A Certain Curve of Horn: the Hundred-Year Quest for the Giant Sable Antelope of Angola
Natural History, March, 2003 by Laurence A. Marschall
by John Frederick Walker Atlantic Monthly Press, 2002 $26.00
Animals can compel our love or admiration. Some amuse us; some annoy us. But only a few can enchant. For some reason--their bearing, their elusiveness, the remoteness of their habitat--such special animals embody an idealized view of nature, becoming the locus of human projections of power, nobility, and sensitivity of near-mythic proportions. The bald eagle, the gray whale, and the snow leopard are three such creatures. And so is the giant sable antelope of Angola, the subject of John Frederick Walker's fascinating account, and a rare and endangered mammal that few people outside its homeland have ever heard of.
Any visitor to a game park in southern Africa can attest to the beauty of the common sable antelope, two races of which (Hippotragus niger kirkii and Hippotragus niger niger) roam the savannas from South Africa to Zambia. Jet black, with ramrod bearings and large arcs of heavy horn on their equine heads, they are a sight impossible to forget. But the giant sable (Hippotragus niger variani), whose horns are almost a foot longer than those of its common relatives--and whose markings are even more striking--has been seen in the wild by only a few naturalists. In the 1800s travelers heard rumors that such animals lived between the Zambezi River and the western coast of Africa, and an enormous horn, more than five feet long, mysteriously showed up in the University Museum of Natural History in Florence, Italy. But no European had ever seen the antelope in the flesh.

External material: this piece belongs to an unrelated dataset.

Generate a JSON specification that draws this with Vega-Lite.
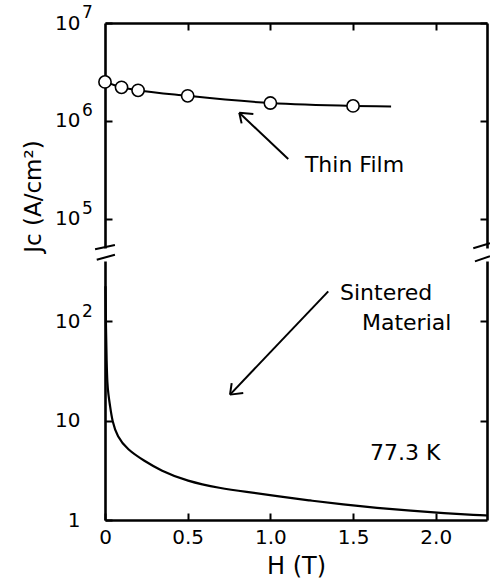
{
  "$schema": "https://vega.github.io/schema/vega-lite/v6.json",
  "background": "white",
  "padding": {"left": 22, "top": 4, "right": 2, "bottom": 2},
  "spacing": 0,
  "config": {
    "view": {"stroke": null},
    "axis": {
      "domainColor": "black", "domainWidth": 2.6, "tickColor": "black", "tickWidth": 2, "tickSize": -7,
      "labelColor": "black", "labelFont": "DejaVu Sans", "labelFontSize": 20,
      "titleColor": "black", "titleFont": "DejaVu Sans", "titleFontWeight": "normal",
      "grid": false, "labelFlush": false, "labelOverlap": false
    }
  },
  "datasets": {
    "film": [
      {"H": 0, "J": 2500000, "m": 1},
      {"H": 0.1, "J": 2200000, "m": 1},
      {"H": 0.2, "J": 2050000, "m": 1},
      {"H": 0.5, "J": 1800000, "m": 1},
      {"H": 1.0, "J": 1520000, "m": 1},
      {"H": 1.5, "J": 1420000, "m": 1},
      {"H": 1.73, "J": 1400000, "m": 0}
    ],
    "sinter": [
      {"H": 0.003, "J": 224},
      {"H": 0.006, "J": 81},
      {"H": 0.01, "J": 38},
      {"H": 0.014, "J": 23.6},
      {"H": 0.02, "J": 18.5},
      {"H": 0.03, "J": 14.2},
      {"H": 0.044, "J": 9.8},
      {"H": 0.074, "J": 6.9},
      {"H": 0.135, "J": 5.1},
      {"H": 0.236, "J": 3.94},
      {"H": 0.336, "J": 3.14},
      {"H": 0.495, "J": 2.45},
      {"H": 0.7, "J": 2.08},
      {"H": 0.85, "J": 1.92},
      {"H": 1.04, "J": 1.74},
      {"H": 1.24, "J": 1.57},
      {"H": 1.44, "J": 1.43},
      {"H": 1.645, "J": 1.32},
      {"H": 1.85, "J": 1.24},
      {"H": 2.05, "J": 1.17},
      {"H": 2.25, "J": 1.12},
      {"H": 2.31, "J": 1.11}
    ],
    "expUpper": [
      {"v": 10000000, "e": "7"},
      {"v": 1000000, "e": "6"},
      {"v": 100000, "e": "5"}
    ],
    "expLower": [
      {"v": 100, "e": "2"}
    ],
    "segUpper": [
      {"H1": 1.108, "J1": 407000, "H2": 0.812, "J2": 1210000},
      {"H1": 0.812, "J1": 1210000, "H2": 0.826, "J2": 942000},
      {"H1": 0.812, "J1": 1210000, "H2": 0.897, "J2": 1175000},
      {"H1": -0.06, "J1": 48640, "H2": 0.06, "J2": 53830},
      {"H1": 2.227, "J1": 49770, "H2": 2.328, "J2": 55980}
    ],
    "segLower": [
      {"H1": 1.35, "J1": 198.7, "H2": 0.756, "J2": 18.2},
      {"H1": 0.756, "J1": 18.2, "H2": 0.766, "J2": 23.8},
      {"H1": 0.756, "J1": 18.2, "H2": 0.836, "J2": 18.9},
      {"H1": -0.05, "J1": 413, "H2": 0.06, "J2": 464},
      {"H1": 2.237, "J1": 398, "H2": 2.328, "J2": 447}
    ],
    "textUpper": [
      {"H": 1.209, "J": 300000, "t": "Thin Film"}
    ],
    "textLower": [
      {"H": 1.421, "J": 162.6, "t": "Sintered"},
      {"H": 1.554, "J": 81.2, "t": "Material"},
      {"H": 1.602, "J": 4.01, "t": "77.3 K"}
    ]
  },
  "vconcat": [
    {
      "width": 382,
      "height": 225,
      "resolve": {"axis": {"y": "independent"}},
      "layer": [
        {
          "data": {"name": "film"},
          "mark": {"type": "line", "color": "black", "strokeWidth": 2, "interpolate": "monotone"},
          "encoding": {
            "x": {"field": "H", "type": "quantitative",
              "scale": {"domain": [0, 2.31], "nice": false, "zero": false},
              "axis": {"orient": "top", "values": [0.5, 1, 1.5, 2], "labels": false, "title": null}},
            "y": {"field": "J", "type": "quantitative",
              "scale": {"type": "log", "domain": [50119, 10000000], "nice": false},
              "axis": {"orient": "left", "values": [100000, 1000000, 10000000], "labelExpr": "'10'",
                "labelPadding": 32, "labelBaseline": "middle",
                "title": "Jc (A/cm²)", "titleFontSize": 23, "titleX": -72, "titleY": 173,
                "titleAngle": -90, "titleBaseline": "middle", "titleAlign": "center"}}
          }
        },
        {
          "data": {"name": "film"},
          "transform": [{"filter": "datum.m == 1"}],
          "mark": {"type": "point", "shape": "circle", "filled": true, "fill": "white", "stroke": "black", "strokeWidth": 1.6, "size": 150, "opacity": 1},
          "encoding": {
            "x": {"field": "H", "type": "quantitative"},
            "y": {"field": "J", "type": "quantitative",
              "axis": {"orient": "right", "values": [100000, 1000000, 10000000], "labels": false, "title": null}}
          }
        },
        {
          "data": {"name": "expUpper"},
          "mark": {"type": "text", "font": "DejaVu Sans", "fontSize": 17, "align": "left", "baseline": "middle", "dx": -23, "dy": -10, "color": "black"},
          "encoding": {
            "x": {"datum": 0, "type": "quantitative"},
            "y": {"field": "v", "type": "quantitative", "axis": null},
            "text": {"field": "e"}
          }
        },
        {
          "data": {"name": "segUpper"},
          "mark": {"type": "rule", "color": "black", "strokeWidth": 2, "clip": false},
          "encoding": {
            "x": {"field": "H1", "type": "quantitative"},
            "x2": {"field": "H2"},
            "y": {"field": "J1", "type": "quantitative", "axis": null},
            "y2": {"field": "J2"}
          }
        },
        {
          "data": {"name": "textUpper"},
          "mark": {"type": "text", "font": "DejaVu Sans", "fontSize": 22, "align": "left", "baseline": "alphabetic", "color": "black"},
          "encoding": {
            "x": {"field": "H", "type": "quantitative"},
            "y": {"field": "J", "type": "quantitative", "axis": null},
            "text": {"field": "t"}
          }
        }
      ]
    },
    {
      "width": 382,
      "height": 259,
      "resolve": {"axis": {"y": "independent"}},
      "layer": [
        {
          "data": {"name": "sinter"},
          "mark": {"type": "line", "color": "black", "strokeWidth": 2.2, "interpolate": "basis"},
          "encoding": {
            "x": {"field": "H", "type": "quantitative",
              "scale": {"domain": [0, 2.31], "nice": false, "zero": false},
              "axis": {"orient": "bottom", "values": [0, 0.5, 1, 1.5, 2],
                "labelExpr": "datum.value == 0 ? '0' : format(datum.value, '.1f')",
                "labelPadding": 14, "title": "H (T)", "titleFontSize": 24, "titlePadding": 7}},
            "y": {"field": "J", "type": "quantitative",
              "scale": {"type": "log", "domain": [1, 401], "nice": false},
              "axis": {"orient": "left", "values": [1, 10, 100], "labelExpr": "datum.value == 1 ? '1' : '10'",
                "labelPadding": 32, "labelBaseline": "middle", "title": null}}
          }
        },
        {
          "data": {"name": "sinter"},
          "mark": {"type": "line", "opacity": 0},
          "encoding": {
            "x": {"field": "H", "type": "quantitative"},
            "y": {"field": "J", "type": "quantitative",
              "axis": {"orient": "right", "values": [10, 100], "labels": false, "title": null}}
          }
        },
        {
          "data": {"name": "expLower"},
          "mark": {"type": "text", "font": "DejaVu Sans", "fontSize": 17, "align": "left", "baseline": "middle", "dx": -23, "dy": -9, "color": "black"},
          "encoding": {
            "x": {"datum": 0, "type": "quantitative"},
            "y": {"field": "v", "type": "quantitative", "axis": null},
            "text": {"field": "e"}
          }
        },
        {
          "data": {"name": "segLower"},
          "mark": {"type": "rule", "color": "black", "strokeWidth": 2, "clip": false},
          "encoding": {
            "x": {"field": "H1", "type": "quantitative"},
            "x2": {"field": "H2"},
            "y": {"field": "J1", "type": "quantitative", "axis": null},
            "y2": {"field": "J2"}
          }
        },
        {
          "data": {"name": "textLower"},
          "mark": {"type": "text", "font": "DejaVu Sans", "fontSize": 22, "align": "left", "baseline": "alphabetic", "color": "black"},
          "encoding": {
            "x": {"field": "H", "type": "quantitative"},
            "y": {"field": "J", "type": "quantitative", "axis": null},
            "text": {"field": "t"}
          }
        }
      ]
    }
  ]
}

Hunters--and in the early decades of the twentieth century most naturalists were hunters--wanted not only to see the giant sables but to bag them. Following the discovery of a few herds of giant sables in central Angola by a British railway engineer, Frank Varian, just before the First World War, a few heads and hides made it to the trophy rooms and museums of the world, but sightings were sporadic. Until the 1970s, when the behavioral ecologist Richard D. Estes, now head of the International Conservation Union's Antelope Specialist Group, conducted the first (and only) field studies of the giant sable, little was known about its habits, how closely related it was to other species, or even the size of its population.
It didn't help that the homeland of the giant sable was deep in the center of Portuguese West Africa, one of the most repressive and neglected of the European colonies. Before the last decades of the twentieth century, the region was scarcely touched by modernization; Portugal's chief interest--until Angola achieved independence in 1975--seemed to be extracting as much mineral wealth as possible with the labor of an oppressed population, and then shipping it along the one railway (which Varian had helped build) that connected the frontier with the Atlantic coast.
But independence scarcely made things better. The pre-independence freedom fight degenerated into a civil war that tore the country apart for the rest of the century. By some estimates, more than a million Angolans died and some 12 million land mines were emplaced. In the ensuing chaos even the few naturalists who study the giant sable lost track of them. There was fear that many. of the antelopes had been caught in the crossfire: even though Angolans venerate the giant sable as an icon of their nationhood, the warring armies have been known to slaughter other endangered species for the lucrative profits that the animals' pelts, horns, and ivory bring on the black market--or simply for a bite to eat.
Has the giant sable survived? John Frederick Walker, a journalist who caught the enchantment of the animal in his youth, decided to find out for himself. The resulting book, a riveting account of his research and travels, recalls Peter Matthiessen's tale of a similar search for the snow leopard in the frigid Himalaya. But where Matthiessen struggled against inner ghosts, Walker mainly does battle with bureaucratic bungling and Third World corruption, making his book more a chronicle of the politics of conservation than a search for the meaning of life. It would spoil a wonderfully told story to reveal how it all comes out.